Later I'll try to tune the model on a server with much more cores and give you more report. However, one thing concerns me is that I might need different thread number settings on different machines. Is that configurable in Tune? Maybe this is not a problem for XGBoost because the manual said "Parallelization is automatically enabled if OpenMP is present", but what about other models?
So, I don't use Tune to tune hyper params, I usually create my own data.frame of combinations and then use foreach to train in parallel. That said, I spend a lot of time tuning xgboost models and here are some helpful tricks I've picked up:
- Tuning hyper params is what is called "embarassingly parallel" which means it's really easy and efficient to train them in parallel. In general, it will be faster to train 6 single-threaded models at once than it is to train 1 model using 6 threads.
- There's a diminishing rate of returns when adding more threads to train a single model. And hyper-threading actually can slow things down a bit.
- You can balance the memory consumption issue with the less efficient thread usage of training a single model with multiple threads by doing both. In other words, if you have 6 physical cores, but not enough RAM to train 6 models at once, try training 3 models at a time with 2 threads each.

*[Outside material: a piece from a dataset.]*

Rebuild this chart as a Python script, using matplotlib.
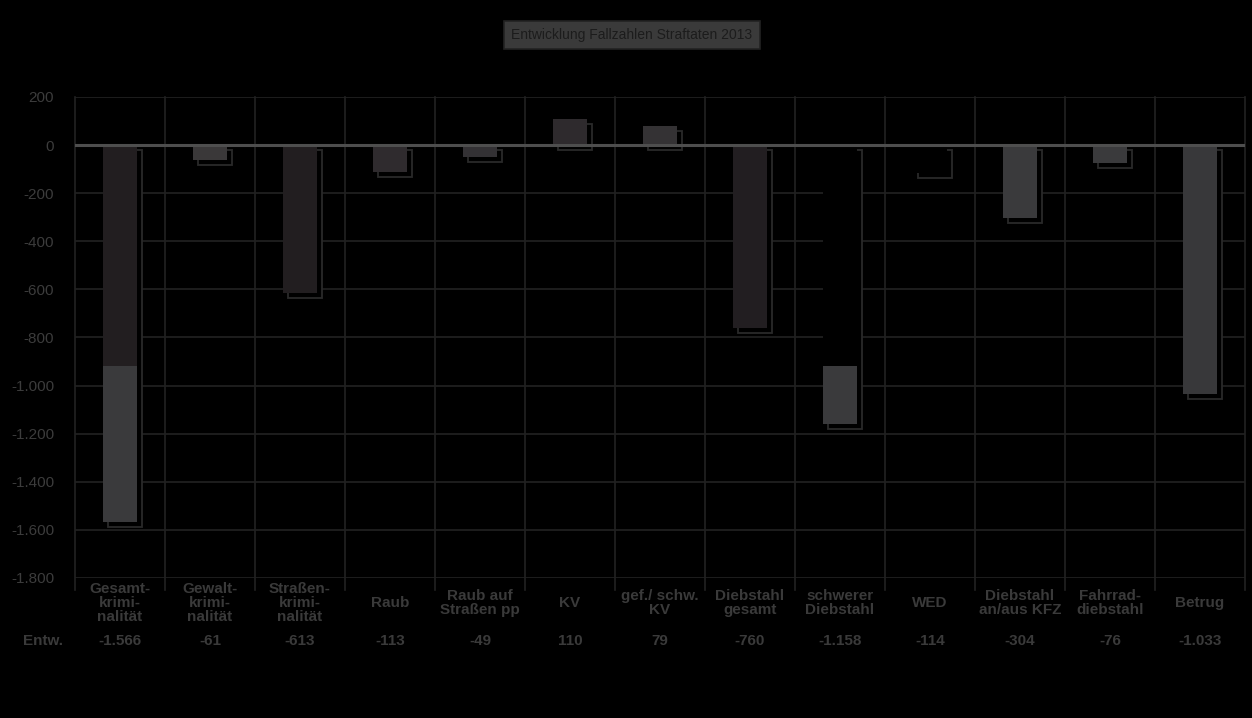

- I've found 5-fold CV to be sufficient, 10-fold could be slowing down your training significantly.
- Make sure you're running the most up-to-date version of xgboost available, they're constantly improving the performance and memory usage of the package.
- Make sure you set single_precision_histogram = T, this will halve the memory usage by using 32-bit numbers instead of 64-bit and also speed up calculations with very, very minimal impact to model results.